Friday, February 5, 2016

Trunk Full of Beer Cans: Des Moines 1975

I was seventeen, maybe eighteen, still in high school and working at Yonkers at the Merle Hay Mall. I could walk to work from my house (my parents' house) in Urbandale. I worked in the stock room and the loading dock and hadn't been there long before there was a trucker's strike--the truckers picketed behind the dock but I was not the brightest of kids and didn't really understand fully what was going on, even though they called me a scab and put a knife to the tires of the people who tried to keep the goods moving. (Later I was decent friends with most of the truckers.) Anyway, there were a number of men who wore suits that were in charge in some capacity at Yonkers, and they were ferrying things back and forth between stores in Des Moines.

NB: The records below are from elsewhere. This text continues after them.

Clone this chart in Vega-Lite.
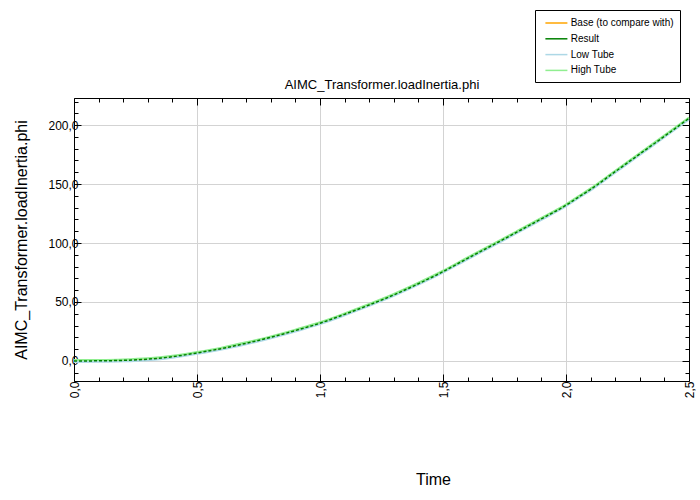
{
  "$schema": "https://vega.github.io/schema/vega-lite/v6.json",
  "width": 615,
  "height": 283,
  "autosize": {"type": "none"},
  "padding": {"left": 74, "top": 98, "right": 11, "bottom": 119},
  "background": "white",
  "config": {
    "font": "Liberation Sans",
    "view": {"stroke": null},
    "axis": {"domainColor": "black", "tickColor": "black", "labelColor": "black", "titleColor": "black", "gridColor": "#d3d3d3", "labelFont": "Liberation Sans", "titleFont": "Liberation Sans"}
  },
  "data": {
    "values": [
      {"t": 0, "result": 0, "low": -0.8, "high": 0.8},
      {"t": 0.1, "result": 0.1, "low": -0.7, "high": 0.9},
      {"t": 0.2, "result": 0.5, "low": -0.3, "high": 1.3},
      {"t": 0.3, "result": 1.5, "low": 0.7, "high": 2.3},
      {"t": 0.4, "result": 3.6, "low": 2.8, "high": 4.4},
      {"t": 0.5, "result": 6.8, "low": 6.0, "high": 7.6},
      {"t": 0.6, "result": 10.5, "low": 9.7, "high": 11.3},
      {"t": 0.7, "result": 15.0, "low": 14.2, "high": 15.8},
      {"t": 0.8, "result": 20.0, "low": 19.2, "high": 20.8},
      {"t": 0.9, "result": 25.8, "low": 25.0, "high": 26.6},
      {"t": 1.0, "result": 32.0, "low": 31.2, "high": 32.8},
      {"t": 1.1, "result": 39.5, "low": 38.7, "high": 40.3},
      {"t": 1.2, "result": 47.5, "low": 46.7, "high": 48.3},
      {"t": 1.3, "result": 56.0, "low": 55.2, "high": 56.8},
      {"t": 1.4, "result": 65.5, "low": 64.7, "high": 66.3},
      {"t": 1.5, "result": 75.7, "low": 74.9, "high": 76.5},
      {"t": 1.6, "result": 87.0, "low": 86.2, "high": 87.8},
      {"t": 1.7, "result": 98.0, "low": 97.2, "high": 98.8},
      {"t": 1.8, "result": 109.2, "low": 108.4, "high": 110.0},
      {"t": 1.9, "result": 120.5, "low": 119.7, "high": 121.3},
      {"t": 2.0, "result": 132.0, "low": 131.2, "high": 132.8},
      {"t": 2.05, "result": 138.8, "low": 138.0, "high": 139.6},
      {"t": 2.1, "result": 145.5, "low": 144.7, "high": 146.3},
      {"t": 2.2, "result": 160.5, "low": 159.7, "high": 161.3},
      {"t": 2.3, "result": 175.5, "low": 174.7, "high": 176.3},
      {"t": 2.4, "result": 190.5, "low": 189.7, "high": 191.3},
      {"t": 2.5, "result": 205.7, "low": 204.9, "high": 206.5}
    ]
  },
  "resolve": {"axis": {"x": "independent", "y": "independent"}},
  "layer": [
    {
      "mark": {"type": "line", "strokeWidth": 1, "interpolate": "monotone"},
      "encoding": {
        "x": {
          "field": "t", "type": "quantitative",
          "scale": {"domain": [0, 2.5], "nice": false, "zero": false},
          "axis": {
            "orient": "bottom",
            "values": [0, 0.1, 0.2, 0.3, 0.4, 0.5, 0.6, 0.7, 0.8, 0.9, 1, 1.1, 1.2, 1.3, 1.4, 1.5, 1.6, 1.7, 1.8, 1.9, 2, 2.1, 2.2, 2.3, 2.4, 2.5],
            "tickSize": {"condition": {"test": "abs(datum.value*2-round(datum.value*2))<0.001", "value": -7}, "value": -4},
            "gridOpacity": {"condition": {"test": "abs(datum.value*2-round(datum.value*2))<0.001", "value": 1}, "value": 0},
            "labelExpr": "abs(datum.value*2-round(datum.value*2))<0.001 ? replace(format(datum.value,'.1f'),'.',',') : ''",
            "labelAngle": -90,
            "labelAlign": "right",
            "labelBaseline": "middle",
            "labelFontSize": 12,
            "labelColor": "black",
            "labelPadding": 7,
            "labelOverlap": false,
            "labelFlush": false,
            "title": "Time",
            "titleFontSize": 16,
            "titleFontWeight": "normal",
            "titleColor": "black",
            "titleX": 359,
            "titleY": 98,
            "titleBaseline": "middle",
            "titleAlign": "center"
          }
        },
        "y": {
          "field": "result", "type": "quantitative",
          "scale": {"domain": [-17, 223], "nice": false, "zero": false},
          "axis": {
            "orient": "left",
            "values": [-10, 0, 10, 20, 30, 40, 50, 60, 70, 80, 90, 100, 110, 120, 130, 140, 150, 160, 170, 180, 190, 200, 210, 220],
            "tickSize": {"condition": {"test": "datum.value % 50 == 0", "value": -7}, "value": -4},
            "gridOpacity": {"condition": {"test": "datum.value % 50 == 0", "value": 1}, "value": 0},
            "labelExpr": "datum.value % 50 == 0 ? replace(format(datum.value,'.1f'),'.',',') : ''",
            "labelFontSize": 12,
            "labelColor": "black",
            "labelPadding": 3,
            "labelOverlap": false,
            "labelFlush": false,
            "title": "AIMC_Transformer.loadInertia.phi",
            "titleFontSize": 16,
            "titleFontWeight": "normal",
            "titleColor": "black",
            "titleX": -53,
            "titleY": 141.5,
            "titleAngle": -90,
            "titleBaseline": "middle",
            "titleAlign": "center"
          }
        },
        "color": {
          "datum": "Base (to compare with)", "type": "nominal",
          "scale": {"domain": ["Base (to compare with)", "Result", "Low Tube", "High Tube"], "range": ["#FFA500", "#008000", "#ADD8E6", "#90EE90"]},
          "legend": {
            "orient": "none", "legendX": 461, "legendY": -88,
            "title": null,
            "strokeColor": "black", "fillColor": "white",
            "padding": 6,
            "symbolType": "M0,0L3.6667,0", "symbolSize": 144, "symbolStrokeWidth": 1.5,
            "symbolOffset": -2.6,
            "labelFontSize": 10, "labelColor": "black", "labelFont": "Liberation Sans",
            "labelOffset": 18.3, "rowPadding": 3.8
          }
        }
      }
    },
    {
      "mark": {"type": "line", "strokeWidth": 2, "interpolate": "monotone"},
      "encoding": {
        "x": {
          "field": "t", "type": "quantitative",
          "axis": {
            "orient": "top",
            "values": [0, 0.1, 0.2, 0.3, 0.4, 0.5, 0.6, 0.7, 0.8, 0.9, 1, 1.1, 1.2, 1.3, 1.4, 1.5, 1.6, 1.7, 1.8, 1.9, 2, 2.1, 2.2, 2.3, 2.4, 2.5],
            "tickSize": {"condition": {"test": "abs(datum.value*2-round(datum.value*2))<0.001", "value": -7}, "value": -4},
            "labels": false, "grid": false,
            "title": "AIMC_Transformer.loadInertia.phi",
            "titleFontSize": 13,
            "titleFontWeight": "normal",
            "titleColor": "black",
            "titleX": 307.5,
            "titleY": -14,
            "titleBaseline": "middle",
            "titleAlign": "center"
          }
        },
        "y": {
          "field": "low", "type": "quantitative",
          "axis": {
            "orient": "right",
            "values": [-10, 0, 10, 20, 30, 40, 50, 60, 70, 80, 90, 100, 110, 120, 130, 140, 150, 160, 170, 180, 190, 200, 210, 220],
            "tickSize": {"condition": {"test": "datum.value % 50 == 0", "value": -7}, "value": -4},
            "labels": false, "grid": false, "title": null
          }
        },
        "color": {"datum": "Low Tube", "type": "nominal"}
      }
    },
    {
      "mark": {"type": "line", "strokeWidth": 2, "interpolate": "monotone"},
      "encoding": {
        "x": {"field": "t", "type": "quantitative", "axis": null},
        "y": {"field": "high", "type": "quantitative", "axis": null},
        "color": {"datum": "High Tube", "type": "nominal"}
      }
    },
    {
      "mark": {"type": "line", "strokeWidth": 1.5, "strokeDash": [3, 2], "interpolate": "monotone"},
      "encoding": {
        "x": {"field": "t", "type": "quantitative", "axis": null},
        "y": {"field": "result", "type": "quantitative", "axis": null},
        "color": {"datum": "Result", "type": "nominal"}
      }
    }
  ]
}
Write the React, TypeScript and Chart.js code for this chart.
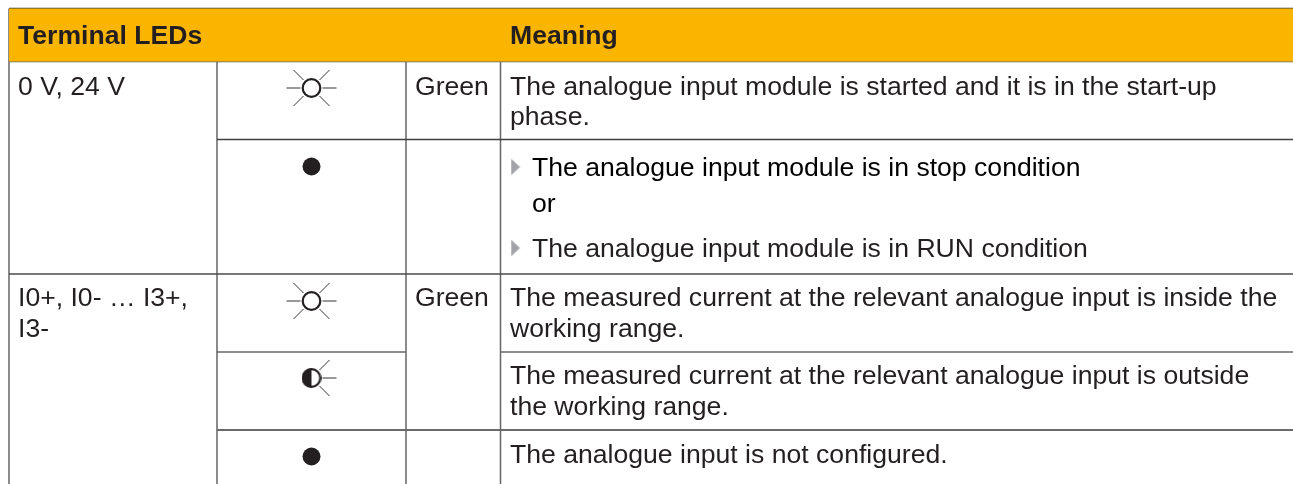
import React, { useEffect, useRef } from "react";
import { Chart, registerables } from "chart.js";

Chart.register(...registerables);

// Table content
const headers = ["Terminal LEDs", "Meaning"];
const terminals = [["0 V, 24 V"], ["I0+, I0- … I3+,", "I3-"]];
const colours = ["Green", "Green"];
const meaningsPlain = [
  "The analogue input module is started and it is in the start-up",
  "phase.",
  "The measured current at the relevant analogue input is inside the",
  "working range.",
  "The measured current at the relevant analogue input is outside",
  "the working range.",
  "The analogue input is not configured.",
];
const meaningsList = [
  "The analogue input module is in stop condition",
  "or",
  "The analogue input module is in RUN condition",
];

// Table geometry, in table units on the two linear scales
const W = 1293;
const H = 484;
const columnEdges = [9, 217, 406, 500.5, 1293];
const rowEdges = [8.5, 61.5, 139.5, 274, 352, 430, 484];

const sunRows = [88, 301];
const halfRows = [378];
const offRows = [166.5, 456.5];
const ledColumn = 311.5;
const bulletRows = [167, 248];
const bulletColumn = 515.5;

const line = (pts: { x: number; y: number }[], color: string, width: number, extra: object = {}) => ({
  type: "scatter" as const,
  data: pts,
  showLine: true,
  borderColor: color,
  borderWidth: width,
  pointRadius: 0,
  spanGaps: false,
  ...extra,
});

const gridColor = "#666666";
const ink = "#231f20";

const raysFor = (cx: number, cy: number, left: boolean) => {
  const out: any[] = [];
  const seg = (a: number, b: number, c: number, d: number) => {
    out.push({ x: cx + a, y: cy + b }, { x: cx + c, y: cy + d }, { x: NaN, y: NaN });
  };
  seg(11, 0, 25, 0);
  seg(8, -8, 18, -18);
  seg(8, 8, 18, 18);
  if (left) {
    seg(-11, 0, -25, 0);
    seg(-8, -8, -18, -18);
    seg(-8, 8, -18, 18);
  }
  return out;
};

const makeHalf = () => {
  const c = document.createElement("canvas");
  c.width = 20;
  c.height = 20;
  const g = c.getContext("2d")!;
  g.fillStyle = "#fff";
  g.beginPath();
  g.arc(10, 10, 9, 0, Math.PI * 2);
  g.fill();
  g.fillStyle = ink;
  g.beginPath();
  g.arc(10, 10, 9.8, Math.PI / 2, (Math.PI * 3) / 2);
  g.closePath();
  g.fill();
  g.strokeStyle = ink;
  g.lineWidth = 2.2;
  g.beginPath();
  g.arc(10, 10, 8.8, 0, Math.PI * 2);
  g.stroke();
  return c;
};

const makeBullet = () => {
  const c = document.createElement("canvas");
  c.width = 10;
  c.height = 18;
  const g = c.getContext("2d")!;
  g.fillStyle = "#a3a4a7";
  g.beginPath();
  g.moveTo(0.5, 0.5);
  g.lineTo(9.5, 9);
  g.lineTo(0.5, 17.5);
  g.closePath();
  g.fill();
  return c;
};

const textPlugin = {
  id: "tableText",
  afterDatasetsDraw(chart: any) {
    const { ctx, scales } = chart;
    const put = (s: string, x: number, y: number, font: string, color: string) => {
      ctx.font = font;
      ctx.fillStyle = color;
      ctx.textBaseline = "alphabetic";
      ctx.textAlign = "left";
      ctx.fillText(s, scales.x.getPixelForValue(x), scales.y.getPixelForValue(y));
    };
    const body = '26.6px "Liberation Sans"';
    const bold = 'bold 26.6px "Liberation Sans"';
    put(headers[0], 18, 44, bold, ink);
    put(headers[1], 510, 44, bold, ink);
    put(terminals[0][0], 18, 95, body, ink);
    put(terminals[1][0], 18, 306, body, ink);
    put(terminals[1][1], 18, 337, body, ink);
    put(colours[0], 415, 95, body, ink);
    put(colours[1], 415, 306, body, ink);
    const ys = [95, 125, 306, 337, 384, 415, 463];
    meaningsPlain.forEach((s, i) => put(s, 510, ys[i], body, ink));
    const ls = [176, 212, 257];
    meaningsList.forEach((s, i) => put(s, 532, ls[i], body, i === 2 ? ink : "#000"));
  },
};

export default function App() {
  const ref = useRef<HTMLCanvasElement>(null);
  useEffect(() => {
    const [c0, c1, c2, c3, c4] = columnEdges;
    const [r0, r1, r2, r3, r4, r5, r6] = rowEdges;
    const chart = new Chart(ref.current!, {
      type: "scatter",
      data: {
        datasets: [
          line([{ x: c0, y: r0 }, { x: c4, y: r0 }], "#f9b500", 0, {
            fill: { value: r1 },
            backgroundColor: "#f9b500",
            borderWidth: 0,
          }),
          line([{ x: c0, y: r0 }, { x: c4, y: r0 }], "#3c3c3c", 1.5),
          line([{ x: c0, y: r1 }, { x: c4, y: r1 }], gridColor, 1.5),
          line([{ x: c1, y: r2 }, { x: c4, y: r2 }], "#404040", 1.5),
          line([{ x: c0, y: r3 }, { x: c4, y: r3 }], "#4a4a4a", 1.5),
          line([{ x: c1, y: r4 }, { x: c2, y: r4 }], gridColor, 1.5),
          line([{ x: c3, y: r4 }, { x: c4, y: r4 }], gridColor, 1.5),
          line([{ x: c1, y: r5 }, { x: c4, y: r5 }], "#6a6a6a", 2),
          line([{ x: c0, y: r0 }, { x: c0, y: r6 }], gridColor, 1.5),
          line([{ x: c1, y: r1 }, { x: c1, y: r6 }], gridColor, 1.5),
          line([{ x: c2, y: r1 }, { x: c2, y: r6 }], gridColor, 1.5),
          line([{ x: c3, y: r0 }, { x: c3, y: r6 }], gridColor, 1.5),
          line(sunRows.flatMap((y) => raysFor(ledColumn, y, true)), "#333", 1),
          line(halfRows.flatMap((y) => raysFor(ledColumn, y, false)), "#333", 1),
          {
            type: "scatter",
            data: sunRows.map((y) => ({ x: ledColumn, y })),
            pointStyle: "circle",
            pointRadius: 8.8,
            pointBackgroundColor: "#fff",
            pointBorderColor: ink,
            pointBorderWidth: 2.2,
          },
          {
            type: "scatter",
            data: offRows.map((y) => ({ x: ledColumn, y })),
            pointStyle: "circle",
            pointRadius: 9,
            pointBackgroundColor: ink,
            pointBorderColor: ink,
            pointBorderWidth: 0,
          },
          {
            type: "scatter",
            data: halfRows.map((y) => ({ x: ledColumn, y })),
            pointStyle: makeHalf(),
            pointRadius: 10,
          },
          {
            type: "scatter",
            data: bulletRows.map((y) => ({ x: bulletColumn, y })),
            pointStyle: makeBullet(),
            pointRadius: 9,
          },
        ] as any,
      },
      options: {
        animation: false,
        responsive: false,
        events: [],
        layout: { padding: 0, autoPadding: false },
        plugins: { legend: { display: false }, tooltip: { enabled: false } },
        scales: {
          x: { type: "linear", min: 0, max: W, display: false },
          y: { type: "linear", min: 0, max: H, reverse: true, display: false },
        },
      },
      plugins: [textPlugin],
    });
    return () => chart.destroy();
  }, []);
  return (
    <div style={{ position: "absolute", left: 0, top: 0, width: W, height: H, background: "#fff" }}>
      <canvas ref={ref} width={W} height={H} style={{ display: "block" }} />
    </div>
  );
}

One such suit was a guy--nice guy but not my direct boss--who only had one arm. He came and got me and needed help moving some stuff into his car, which was parked out back on the sloping concrete that led to the dock. So I got the boxes or what-have-you and went with him to his car and he popped the trunk and it was full of empty beer cans. I mean completely full. Cans came clattering out as soon as the trunk went up and he quickly gathered them and then closed the trunk. I don't recall what kind of beer it was--not Budweiser or Miller, but of that ilk--but they were all the same brand. I mean, that trunk was chock full of emptied cans. The guy, this one-armed suit guy--he was clearly embarrassed, but I was savvy enough to say nothing, to pretend as though it was normal to have your trunk stuffed with beer cans.